This is not the end. It is not even the beginning of the end. But it is, perhaps, the end of the beginning. (Winston Churchill)
The first part of summer seems to have come to a satisfactory conclusion today with the Girl Scouts softball tournament. Lauren’s team didn’t play, as the A-League just gets an exhibition game (one of the consequences of not keeping score, I suppose). But Tabitha’s C-League team was in the playoffs all week, and today was the final day.
For those of you who may find yourself in this situation someday, here is a word of advice – when someone asks you if you want to be one of the umpires in a softball tournament, the answer is no. Remember that, and you’ll thank me someday.

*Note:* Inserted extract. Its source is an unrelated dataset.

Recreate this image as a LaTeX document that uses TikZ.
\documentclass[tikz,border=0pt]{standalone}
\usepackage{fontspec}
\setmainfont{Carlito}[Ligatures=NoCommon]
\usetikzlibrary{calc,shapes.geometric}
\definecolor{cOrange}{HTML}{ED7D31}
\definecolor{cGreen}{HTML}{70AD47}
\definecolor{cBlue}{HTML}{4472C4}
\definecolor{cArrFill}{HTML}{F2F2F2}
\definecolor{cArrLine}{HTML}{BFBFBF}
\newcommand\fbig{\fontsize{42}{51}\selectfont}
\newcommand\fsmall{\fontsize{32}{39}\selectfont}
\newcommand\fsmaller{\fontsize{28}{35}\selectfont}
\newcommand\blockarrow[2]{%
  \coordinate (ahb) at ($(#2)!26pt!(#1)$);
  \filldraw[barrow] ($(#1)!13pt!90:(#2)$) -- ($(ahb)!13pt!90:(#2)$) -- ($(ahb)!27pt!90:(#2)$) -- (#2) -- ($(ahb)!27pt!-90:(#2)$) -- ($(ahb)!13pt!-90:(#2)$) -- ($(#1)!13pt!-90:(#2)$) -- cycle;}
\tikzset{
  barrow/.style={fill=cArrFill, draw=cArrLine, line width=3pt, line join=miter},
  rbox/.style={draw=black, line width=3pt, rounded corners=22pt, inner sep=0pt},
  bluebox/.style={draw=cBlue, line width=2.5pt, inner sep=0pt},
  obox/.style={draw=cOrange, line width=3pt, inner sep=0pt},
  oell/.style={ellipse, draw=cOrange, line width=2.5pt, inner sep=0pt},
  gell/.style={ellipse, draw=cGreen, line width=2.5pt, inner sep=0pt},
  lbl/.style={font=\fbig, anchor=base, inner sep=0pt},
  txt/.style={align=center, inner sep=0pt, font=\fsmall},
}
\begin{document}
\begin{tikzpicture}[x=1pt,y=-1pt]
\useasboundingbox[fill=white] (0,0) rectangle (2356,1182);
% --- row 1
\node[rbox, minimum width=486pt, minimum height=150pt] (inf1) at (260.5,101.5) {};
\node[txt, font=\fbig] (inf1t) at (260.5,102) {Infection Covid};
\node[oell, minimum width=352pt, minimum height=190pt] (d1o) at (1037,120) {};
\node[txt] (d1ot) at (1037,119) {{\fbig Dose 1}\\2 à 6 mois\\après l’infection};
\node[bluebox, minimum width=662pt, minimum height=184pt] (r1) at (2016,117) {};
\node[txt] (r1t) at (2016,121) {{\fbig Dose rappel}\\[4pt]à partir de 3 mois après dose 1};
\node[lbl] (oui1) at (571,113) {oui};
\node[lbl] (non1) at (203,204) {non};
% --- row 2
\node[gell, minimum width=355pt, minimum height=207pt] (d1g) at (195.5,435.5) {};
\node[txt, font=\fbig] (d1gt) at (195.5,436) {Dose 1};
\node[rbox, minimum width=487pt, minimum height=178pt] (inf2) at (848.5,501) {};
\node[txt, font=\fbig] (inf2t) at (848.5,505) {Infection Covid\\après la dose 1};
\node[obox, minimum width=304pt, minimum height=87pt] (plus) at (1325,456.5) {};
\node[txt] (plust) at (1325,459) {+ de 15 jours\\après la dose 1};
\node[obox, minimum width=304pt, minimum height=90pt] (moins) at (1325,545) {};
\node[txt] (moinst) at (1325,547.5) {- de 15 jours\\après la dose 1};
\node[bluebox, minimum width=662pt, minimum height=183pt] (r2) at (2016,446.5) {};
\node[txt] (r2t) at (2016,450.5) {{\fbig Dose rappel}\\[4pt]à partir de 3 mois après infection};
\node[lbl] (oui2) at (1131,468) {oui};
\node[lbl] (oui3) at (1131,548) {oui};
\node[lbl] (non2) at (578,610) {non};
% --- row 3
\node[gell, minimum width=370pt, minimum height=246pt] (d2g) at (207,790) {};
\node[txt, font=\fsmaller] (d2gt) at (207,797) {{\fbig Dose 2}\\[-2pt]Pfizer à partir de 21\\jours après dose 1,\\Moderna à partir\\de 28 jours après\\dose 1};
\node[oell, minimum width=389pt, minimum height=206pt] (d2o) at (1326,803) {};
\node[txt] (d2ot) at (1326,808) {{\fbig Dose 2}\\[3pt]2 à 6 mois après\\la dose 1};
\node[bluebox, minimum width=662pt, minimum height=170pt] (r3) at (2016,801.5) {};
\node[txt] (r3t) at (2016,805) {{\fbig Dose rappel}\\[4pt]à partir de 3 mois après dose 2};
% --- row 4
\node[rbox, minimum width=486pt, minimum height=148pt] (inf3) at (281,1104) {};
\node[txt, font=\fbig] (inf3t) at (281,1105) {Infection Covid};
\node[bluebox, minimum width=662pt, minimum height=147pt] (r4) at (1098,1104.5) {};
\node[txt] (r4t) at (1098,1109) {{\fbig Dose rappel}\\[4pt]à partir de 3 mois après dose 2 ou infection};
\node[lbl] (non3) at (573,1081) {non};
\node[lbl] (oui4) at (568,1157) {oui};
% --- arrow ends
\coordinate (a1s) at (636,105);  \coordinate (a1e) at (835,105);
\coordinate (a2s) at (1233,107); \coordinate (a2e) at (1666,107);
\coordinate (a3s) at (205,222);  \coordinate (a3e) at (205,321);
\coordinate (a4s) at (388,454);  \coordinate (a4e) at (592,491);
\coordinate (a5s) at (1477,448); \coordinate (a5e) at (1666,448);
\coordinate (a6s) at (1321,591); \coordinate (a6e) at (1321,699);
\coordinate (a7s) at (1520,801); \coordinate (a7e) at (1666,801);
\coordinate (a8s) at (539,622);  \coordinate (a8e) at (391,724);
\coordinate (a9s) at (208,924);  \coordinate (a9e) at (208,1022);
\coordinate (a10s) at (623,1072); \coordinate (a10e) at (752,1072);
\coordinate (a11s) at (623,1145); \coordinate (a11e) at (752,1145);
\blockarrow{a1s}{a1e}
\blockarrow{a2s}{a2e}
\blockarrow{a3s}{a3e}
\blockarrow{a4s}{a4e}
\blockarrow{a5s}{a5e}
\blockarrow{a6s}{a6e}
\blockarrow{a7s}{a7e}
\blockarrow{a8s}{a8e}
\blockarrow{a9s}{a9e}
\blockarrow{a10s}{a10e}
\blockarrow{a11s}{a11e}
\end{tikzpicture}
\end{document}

Nobody gave me this advice.
So there I was, in my official “Coach Dave” GS softball shirt, which was for Lauren’s team (as that was the one I helped coach) but which was the exact same hot pink color as Tabitha’s team this year. That looked sort of odd to the other team, no doubt. GS softball is also not firehouse league softball, so the rules were somewhat different than I was used to. And not just the “no drinking while fielding” rule that the Girl Scouts impose, either. There is no tagging, for example, and runners can be called out for leaving the base if the batter swings and does not actually hit the ball. There is also a line about halfway between each pair of bases, and bad things happen if you cross that line when you’re not supposed to.
Don’t even ask.
Fortunately I was only asked to judge fair/foul balls down the first base line and call out or safe at the first two bases. Those rules didn’t change much. And there were only two close calls (both fair/foul calls), and I ended up giving one to each team.
It was a good game – Tabby’s hot pink team dominated the white team 27-13 in seven long, hot innings, and my umpiring career was thankfully over. Only one person told me I stunk, and – this being the midwest - he was polite about it.

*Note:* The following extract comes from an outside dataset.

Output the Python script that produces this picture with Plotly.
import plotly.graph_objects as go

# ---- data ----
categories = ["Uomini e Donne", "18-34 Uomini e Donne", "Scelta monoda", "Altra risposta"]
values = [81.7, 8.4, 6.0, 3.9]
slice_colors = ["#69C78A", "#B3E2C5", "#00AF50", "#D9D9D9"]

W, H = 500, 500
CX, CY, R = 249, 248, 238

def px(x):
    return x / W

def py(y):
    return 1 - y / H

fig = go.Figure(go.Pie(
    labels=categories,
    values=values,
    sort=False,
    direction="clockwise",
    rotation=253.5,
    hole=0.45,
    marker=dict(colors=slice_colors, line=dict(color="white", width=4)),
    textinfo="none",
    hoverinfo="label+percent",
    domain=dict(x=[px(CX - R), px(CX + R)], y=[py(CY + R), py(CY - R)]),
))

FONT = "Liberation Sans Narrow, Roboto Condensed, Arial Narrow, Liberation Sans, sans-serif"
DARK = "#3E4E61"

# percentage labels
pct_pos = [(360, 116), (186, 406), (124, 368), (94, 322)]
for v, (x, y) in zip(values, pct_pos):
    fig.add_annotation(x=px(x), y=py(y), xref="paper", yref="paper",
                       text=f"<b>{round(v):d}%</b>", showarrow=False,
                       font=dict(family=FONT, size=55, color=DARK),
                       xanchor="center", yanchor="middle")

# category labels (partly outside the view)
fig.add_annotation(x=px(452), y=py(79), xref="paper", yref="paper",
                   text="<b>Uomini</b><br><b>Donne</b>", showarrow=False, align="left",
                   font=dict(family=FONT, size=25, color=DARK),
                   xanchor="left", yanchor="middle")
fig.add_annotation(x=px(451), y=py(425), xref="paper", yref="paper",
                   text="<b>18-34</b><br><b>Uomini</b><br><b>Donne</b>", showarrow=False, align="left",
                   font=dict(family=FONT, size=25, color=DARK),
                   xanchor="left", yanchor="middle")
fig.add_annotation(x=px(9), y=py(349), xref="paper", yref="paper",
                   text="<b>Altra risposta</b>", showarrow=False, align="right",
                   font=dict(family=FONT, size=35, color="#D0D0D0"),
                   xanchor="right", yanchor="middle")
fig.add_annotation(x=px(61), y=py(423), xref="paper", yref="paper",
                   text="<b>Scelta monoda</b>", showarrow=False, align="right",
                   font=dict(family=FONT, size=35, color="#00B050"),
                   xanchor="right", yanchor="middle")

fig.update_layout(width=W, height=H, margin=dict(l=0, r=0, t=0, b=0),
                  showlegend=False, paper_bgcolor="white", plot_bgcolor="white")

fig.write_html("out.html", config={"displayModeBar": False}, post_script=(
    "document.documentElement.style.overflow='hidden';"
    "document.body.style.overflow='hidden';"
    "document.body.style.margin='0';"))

The hot pink team then got to cram down lunch and immediately play the green team, and it was a tired group of hot pink girls facing the team that had beaten them soundly the night before. Not surprisingly, the green team – a talented squad with very nice girls and coaches – repeated that performance and took home the championship. Tabitha’s team took second place and got very nice trophies that spin, which made them happy.
And then there was ice cream afterward, to celebrate the end of another stellar season, which made them even happier.

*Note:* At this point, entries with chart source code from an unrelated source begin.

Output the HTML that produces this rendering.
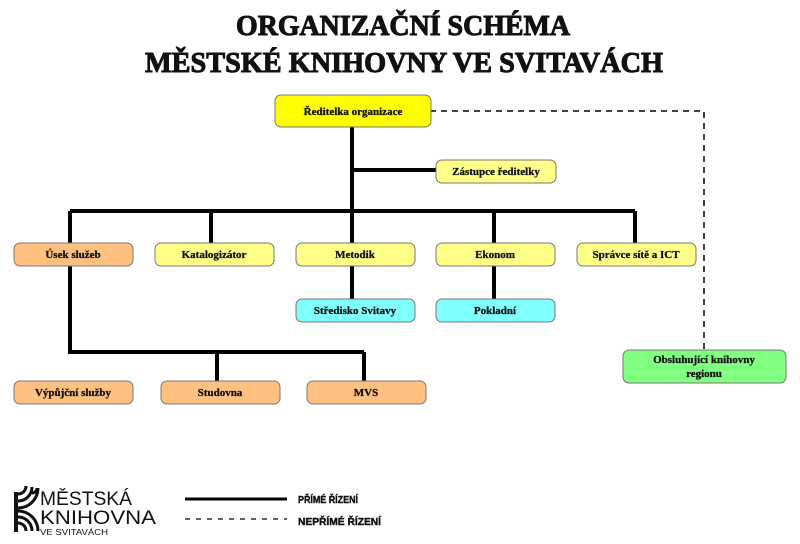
<!DOCTYPE html>
<html><head><meta charset="utf-8"><style>
body{margin:0;background:#fff;width:800px;height:544px;overflow:hidden}
svg{display:block}
.t{font-family:"Liberation Serif",serif;font-weight:bold;font-size:11px;text-anchor:middle;fill:#111;stroke:#111;stroke-width:0.3}
.h{font-family:"Liberation Serif",serif;font-weight:bold;font-size:29px;text-anchor:middle;fill:#111;stroke:#111;stroke-width:1}
.b{stroke:#777;stroke-width:1}
</style></head><body>
<svg width="800" height="544" viewBox="0 0 800 544">
<text class="h" x="403" y="35" textLength="334" lengthAdjust="spacingAndGlyphs">ORGANIZAČNÍ SCHÉMA</text>
<text class="h" x="404" y="72" textLength="518" lengthAdjust="spacingAndGlyphs">MĚSTSKÉ KNIHOVNY VE SVITAVÁCH</text>
<g stroke="#000" stroke-width="4" fill="none">
<path d="M352 127V211M352 170H437M70 211H635M70 211V243M211 211V243M352 211V243M494 211V243M635 211V243M352 266V299M494 266V299M70 266V352H364M217 352V381M364 352V381"/>
</g>
<path d="M430 111H704V350" stroke="#000" stroke-width="1.5" fill="none" stroke-dasharray="6,5"/>
<g class="b">
<rect x="275" y="95" width="156" height="32" rx="6" fill="#ffff00"/>
<rect x="436" y="160" width="120" height="23" rx="6" fill="#ffff88"/>
<rect x="14" y="243" width="119" height="23" rx="6" fill="#ffc080"/>
<rect x="155" y="243" width="119" height="23" rx="6" fill="#ffff88"/>
<rect x="296" y="243" width="119" height="23" rx="6" fill="#ffff88"/>
<rect x="436" y="243" width="119" height="23" rx="6" fill="#ffff88"/>
<rect x="577" y="243" width="119" height="23" rx="6" fill="#ffff88"/>
<rect x="296" y="299" width="119" height="23" rx="6" fill="#80ffff"/>
<rect x="436" y="299" width="119" height="23" rx="6" fill="#80ffff"/>
<rect x="14" y="381" width="119" height="23" rx="6" fill="#ffc080"/>
<rect x="161" y="381" width="119" height="23" rx="6" fill="#ffc080"/>
<rect x="307" y="381" width="119" height="23" rx="6" fill="#ffc080"/>
<rect x="623" y="350" width="163" height="33" rx="6" fill="#80ff80"/>
</g>
<text class="t" x="353" y="115">Ředitelka organizace</text>
<text class="t" x="496" y="175">Zástupce ředitelky</text>
<text class="t" x="73" y="258">Úsek služeb</text>
<text class="t" x="214" y="258">Katalogizátor</text>
<text class="t" x="355" y="258">Metodik</text>
<text class="t" x="495" y="258">Ekonom</text>
<text class="t" x="636" y="258">Správce sítě a ICT</text>
<text class="t" x="355" y="314">Středisko Svitavy</text>
<text class="t" x="495" y="314">Pokladní</text>
<text class="t" x="73" y="396">Výpůjční služby</text>
<text class="t" x="220" y="396">Studovna</text>
<text class="t" x="366" y="396">MVS</text>
<text class="t" x="704" y="363">Obsluhující knihovny</text>
<text class="t" x="704" y="377">regionu</text>
<g fill="none" stroke="#111" stroke-width="3">
<path d="M37 488A5 5 0 0 1 32 493M37 488A5 5 0 0 1 32 493"/>
<path d="M32 487A14 14 0 0 1 18 501M26 486A8 8 0 0 1 18 494M38 488A20 20 0 0 1 18 508"/>
<path d="M38 531A20 20 0 0 0 18 511M32 531A14 14 0 0 0 18 517M26 531A8 8 0 0 0 18 523"/>
</g>
<rect x="14" y="492" width="4" height="40" fill="#111"/>
<g font-family="Liberation Sans,sans-serif" fill="#111">
<text x="40" y="505" font-size="19" textLength="92" lengthAdjust="spacingAndGlyphs">MĚSTSKÁ</text>
<text x="40" y="524" font-size="19" textLength="116" lengthAdjust="spacingAndGlyphs">KNIHOVNA</text>
<text x="40" y="535" font-size="8" textLength="68" lengthAdjust="spacingAndGlyphs">VE SVITAVÁCH</text>
<text x="298" y="503" font-size="10" font-weight="bold" stroke="#111" stroke-width="0.4" textLength="60" lengthAdjust="spacingAndGlyphs">PŘÍMÉ ŘÍZENÍ</text>
<text x="298" y="525" font-size="10" font-weight="bold" stroke="#111" stroke-width="0.4" textLength="83" lengthAdjust="spacingAndGlyphs">NEPŘÍMÉ ŘÍZENÍ</text>
</g>
<path d="M185 499H287" stroke="#000" stroke-width="3"/>
<path d="M185 519H287" stroke="#000" stroke-width="1.2" stroke-dasharray="5,6"/>
</svg>
</body></html>
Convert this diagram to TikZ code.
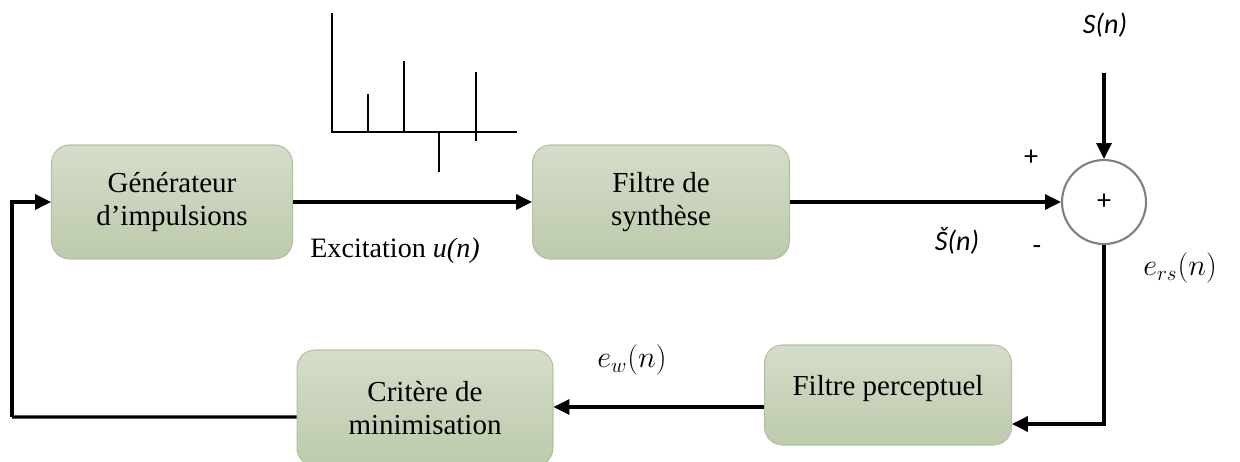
\documentclass[tikz,border=0pt]{standalone}
\usepackage{fontspec}
\setmainfont{Liberation Serif}
\newfontfamily\calib{Carlito}
\usepackage{tikz}
\usetikzlibrary{arrows.meta,calc,shapes,positioning}

\definecolor{boxtop}{HTML}{D4DDC9}
\definecolor{boxbot}{HTML}{BDCAAC}
\definecolor{boxline}{HTML}{B3C1A3}

\tikzset{
  bloc/.style={rectangle, rounded corners=0.36cm, draw=boxline, line width=0.6pt,
    top color=boxtop, bottom color=boxbot, align=center,
    font=\fontsize{16.5}{19}\selectfont},
  fleche/.style={line width=1.8pt, -{Triangle[length=9pt,width=8.5pt]}},
  trait/.style={line width=1.8pt},
  lab/.style={font=\calib\itshape\fontsize{16}{19}\selectfont}
}

\begin{document}
\begin{tikzpicture}[x=0.02cm,y=-0.02cm]
      \useasboundingbox (0,0) rectangle (1240,461);
      \clip (0,0) rectangle (1240,461);
      % blocs
      \node[bloc, minimum width=4.82cm, minimum height=2.28cm] (gen) at (172,202) {G\'en\'erateur\\d'impulsions};
      \node[bloc, minimum width=5.14cm, minimum height=2.28cm] (synth) at (661,202) {Filtre de\\synth\`ese};
      \node[bloc, minimum width=4.94cm, minimum height=2cm] (perc) at (888,395) {Filtre perceptuel\\[-8pt]};
      \node[bloc, minimum width=5.12cm, minimum height=2.32cm] (crit) at (425,408) {Crit\`ere de\\minimisation};
      \node[circle, draw=gray, line width=1.2pt, minimum size=1.68cm, font=\calib\fontsize{16}{19}\selectfont] (somme) at (1104,202) {+};
      % excitation
      \begin{scope}[line width=1pt]
        \draw (332,13) -- (332,132) -- (517,132);
        \foreach \x/\h in {368/94, 404/61, 439/172} {
          \draw (\x,132) -- (\x,\h);
        }
        \draw (476,141) -- (476,72);
      \end{scope}
      % liaisons
      \coordinate (sn) at (1104,73);
      \draw[fleche] (sn) -- (somme.north);
      \draw[fleche] (gen.east) -- (synth.west);
      \draw[fleche] (synth.east) -- (somme.west);
      \coordinate (pin) at ([yshift=-0.58cm]perc.east);
      \draw[fleche] (somme.south) |- (pin);
      \coordinate (pout) at ([yshift=-0.24cm]perc.west);
      \draw[fleche] (pout) -- (pout -| crit.east);
      \coordinate (cout) at ([yshift=-0.18cm]crit.west);
      \coordinate (coin) at (12,417);
      \draw[trait] (cout) -- (coin);
      \draw[fleche] (coin) |- (gen.west);
      % textes
      \node[lab] (ls) at (1105,25) {S(n)};
      \node[lab] (lsh) at (957,241) {Š(n)};
      \node[font=\calib\fontsize{16}{19}\selectfont] (plus) at (1031,158) {+};
      \node[font=\calib\fontsize{16}{19}\selectfont] (moins) at (1037,250) {-};
      \node[font=\fontsize{16}{19}\selectfont] (lexc) at (395,251) {Excitation \textit{u(n)}};
      \node[font=\fontsize{17}{19}\selectfont] (lers) at (1180,268) {$e_{rs}(n)$};
      \node[font=\fontsize{17}{19}\selectfont] (lew) at (632,360) {$e_{w}(n)$};
\end{tikzpicture}
\end{document}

But this wasn’t the only milestone achieved this week. The girls have been in various forms of summer school all summer, which has not been the sentence of doom that it would have been back when I was a kid. Back in the Pleistocene the only reason you went to summer school was the rather optimistic notion that the cure for not liking or understanding a subject was more of that subject. But now in our future full of Teh Shiny, they have cool classes.
The public school district kept both girls occupied for about three weeks with great stuff. Lauren has an interest in languages, so she took both Spanish and French. This initially worried me – I took Spanish in high school and Italian in college and discovered that Romance languages in general are close enough to get you confused but not close enough to get you credit. Fortunately Lauren is not as easily confused as I am, and French class had the added benefit of introducing her to Nutella, which we do not have in our house. Mmmmm, Nutella. She also took an Arts and Crafts class that produced all kinds of wonderful things.
For her part, Tabitha took an Arts and Crafts class as well, one that somehow managed to spend the first half of its existence on origami and the second half on what we used to refer to as “gimp” back in the 70s – that plastic cord that you would weave into lanyards when your camp counselor was looking and nooses when she was not. Tabitha also took a class called Amazing Authors, wherein she wrote two books (one about cats – shocking, I know - and the other about dragons), and a class on pottery.
For her masterpiece, she produced a Hodag.
For those of you not from northern Wisconsin, a Hodag is the upper-midwest version of Bigfoot – a tall, hairy, and presumably well-mannered evolutionary throwback that haunts the woods around Highway 8, where Kim grew up. When I was a kid back east we had a similar creature called the Jersey Devil, which has now morphed into a hockey team. When you look at it that way, the Hodag is clearly the one you want to create in a pottery class.
When those classes ended the girls went directly into a week of College For Kids down at Home Campus.
Lauren took two shorter classes and got out around lunch time. The main point of her first class was to create a board game, and – as you would expect in this house – hers was about cats.
She also took a class called Dino Diggers and produced her own fossil.
Tabitha had a couple of longer classes, including one art class where she learned how to make linoleum-cut prints and where they made their own book from the paper up. Seriously – they made their own paper, which they used to bind blank books.
Apparently it has ground cicada shells in it. One assumes they are acid-free.
So now we stand at the beginning of the end – the part of the summer where we don’t really have to get up early anymore. There will be ice cream, no doubt.